Posted on Sep 28, 2012   Updated on Jun 2, 2021, 10:21 am CDT

California’s Fair Political Practices Commission intends to change the state’s government code to require political campaigns to disclose paid bloggers and other social media users they have compensated.

In October, after public hearings, the Commission, which is in charge of maintaining and enforcing election financing rules in the state, proposed to alter the California Code of Regulations to require campaigns to file notice each time they have paid a blogger, Twitter or Facebook user, YouTuber or anyone else using social media to promote a candidate.

The proposed regulation “requires that a (campaign) committee report the following information on its Form 460: name of recipient of payment, name of person providing services, name of websites or web addresses on which the communications (whether, blog, tweet, Facebook, etc.) appear.  The disclosure would apply to all paid communications for Internet”

According to the full text of the change, Section 18421.15, “committees must include as much specificity as possible, including the amount of the payment, the payee, the name of the person providing services, and the name of the Internet publication, blog or website and the URL on which the communications are published.”

Opponents of the change insist it will create an excessive burden on both campaigns and bloggers and will be, in the end, unenforceable.

In a letter to the Commission’s chair, Ann Ravel, the publishers of two of California’s major political blogs argue strongly against the move. Steven Maviglio of The California Majority Report and Joe Fleischman of The FlashReport describe themselves as “(b)eing on the opposite ends of the political spectrum” but in complete agreement on the untenability of this regulation.

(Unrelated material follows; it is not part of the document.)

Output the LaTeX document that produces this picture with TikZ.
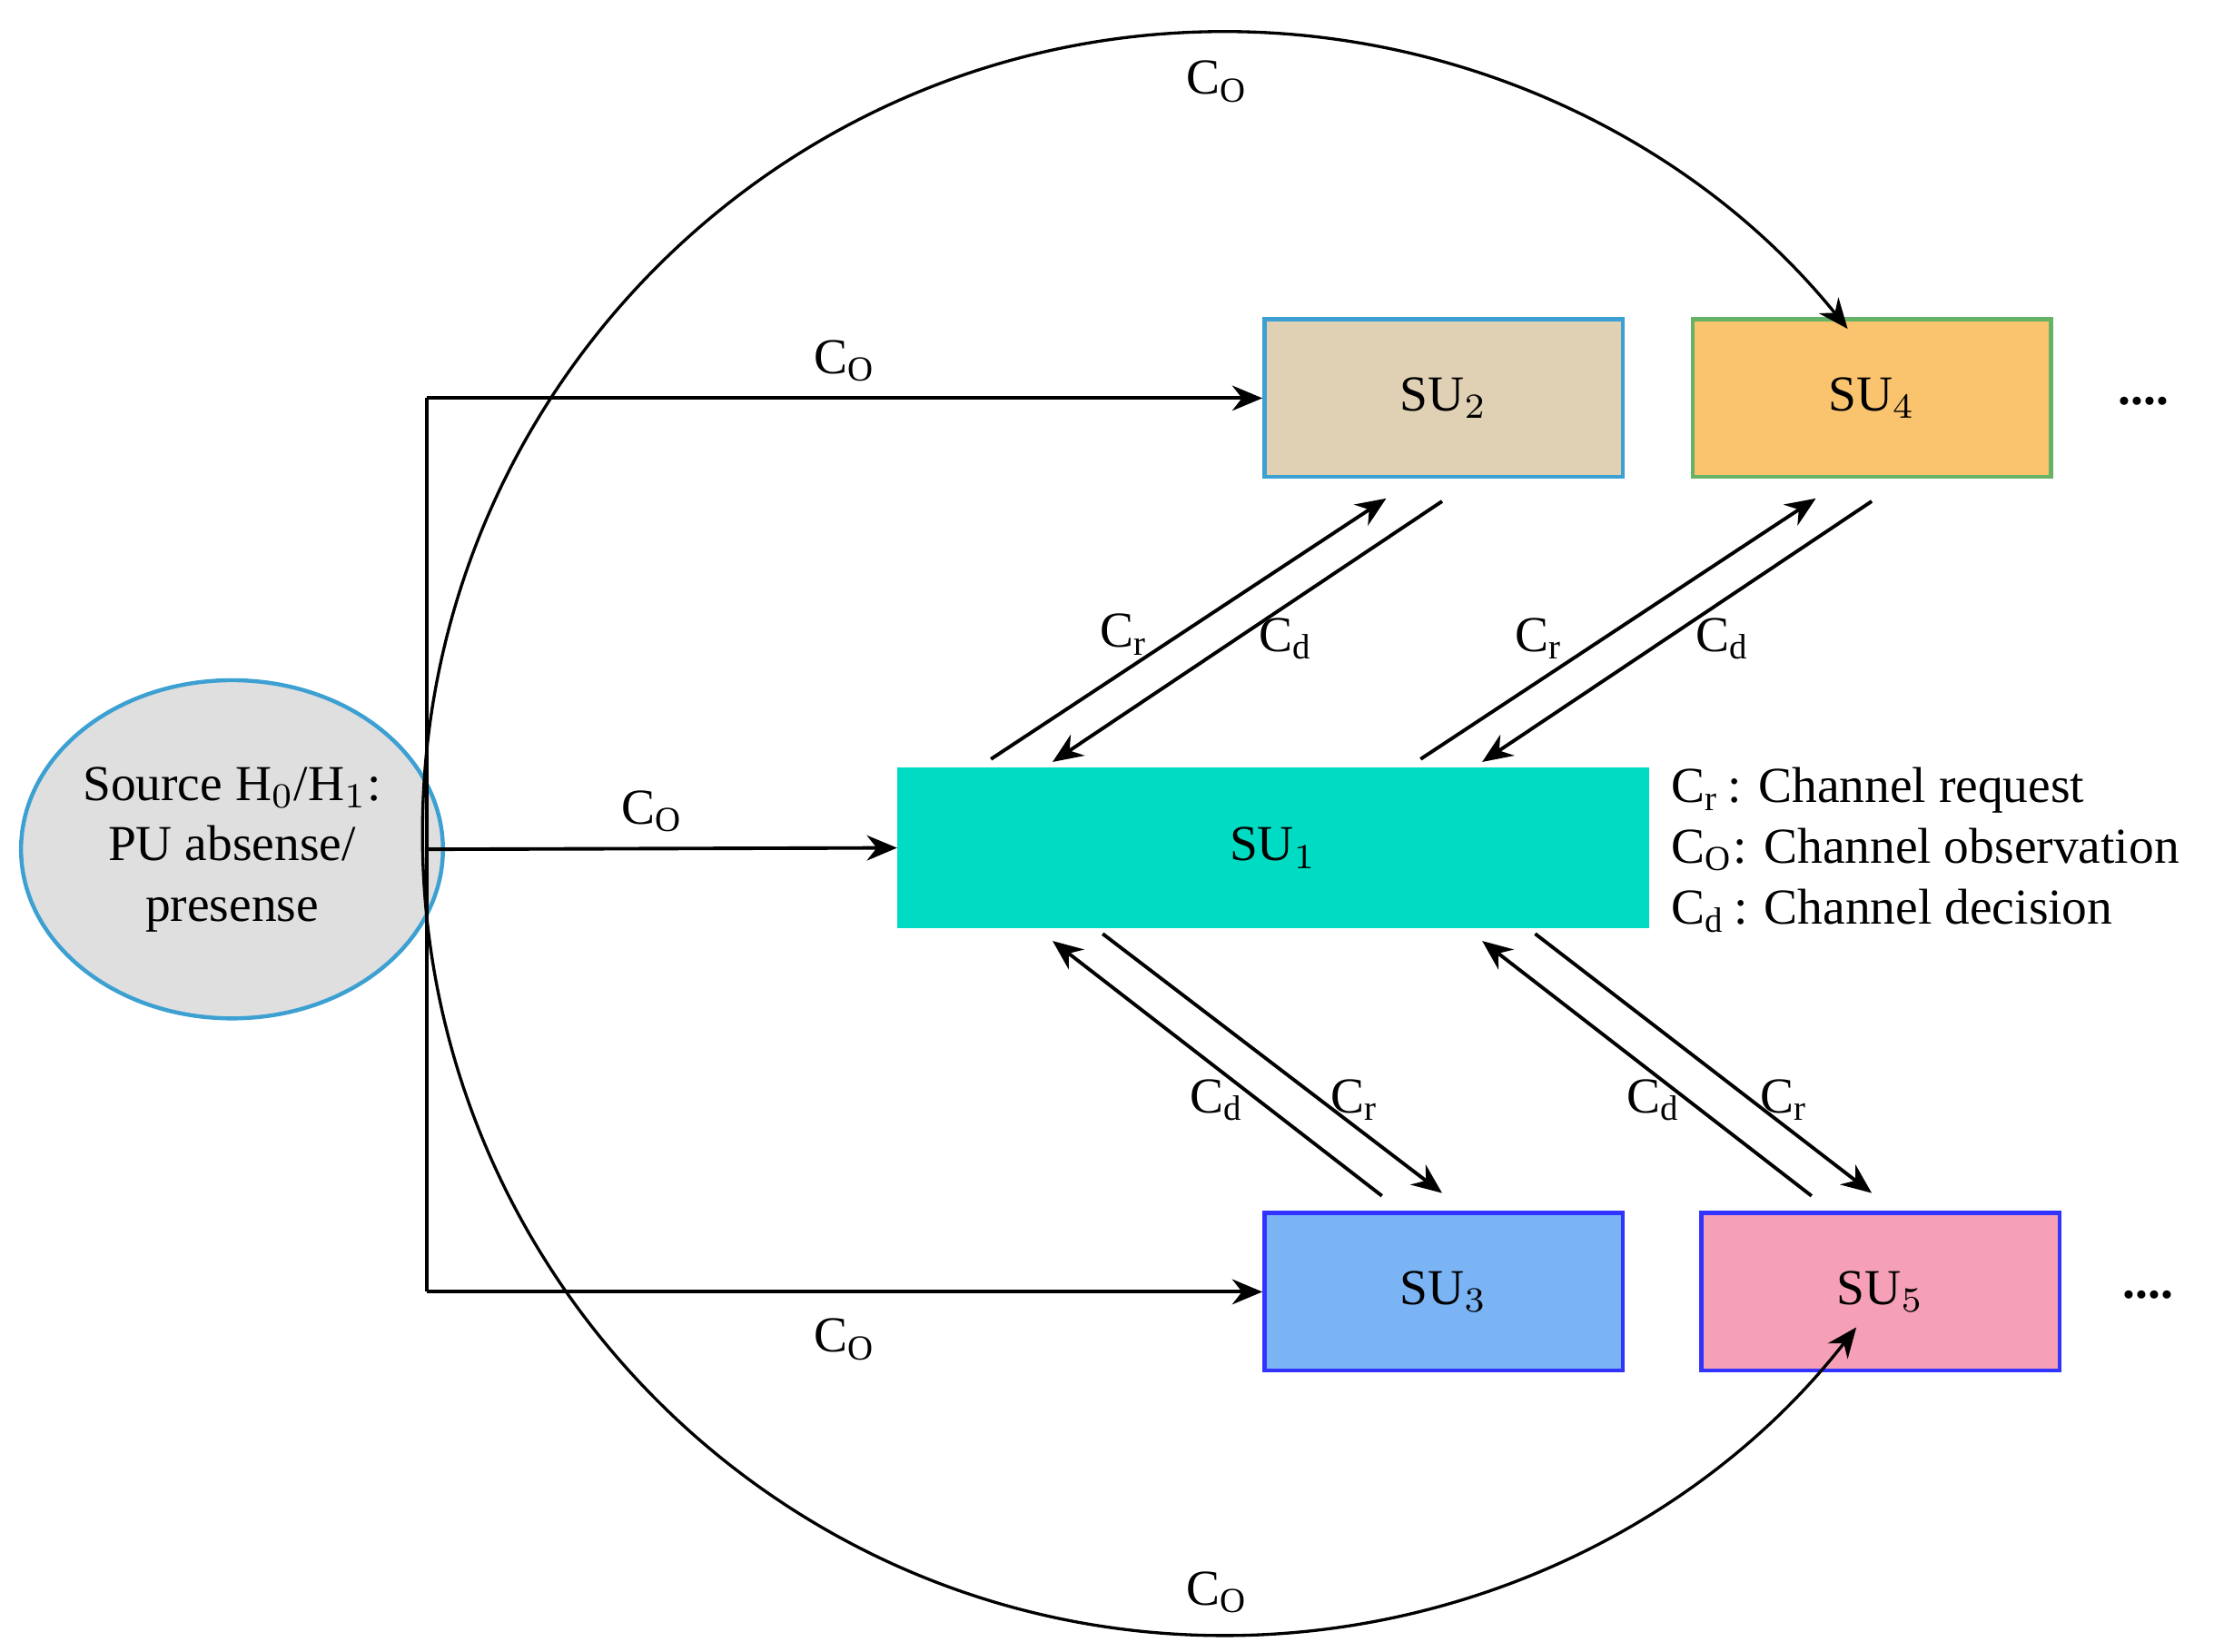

Decrying the change as “a solution in search of a problem,” they insist the new law would require “that ANYONE working on a campaign—whether it be the campaign manager, advertising consultant, social media director, field worker, or fundraiser—must report any kind of posting on Twitter, their personal Facebook page, Tumblr, or any other of hundreds of websites if they receive a penny from the committee.”

Merely posting an ad from a political campaign would cause a site to fall into “the wide net of
reporting” the rule casts.

The result, according to critics, would be a “marked chill in some of the most well used sources of communication to engage voters in the democratic process.”

The California Fair Political Practices Commission will accept public written comments until 5pm PT on Oct. 16 and will host a public hearing at 10am on Oct. 18 in Sacramento.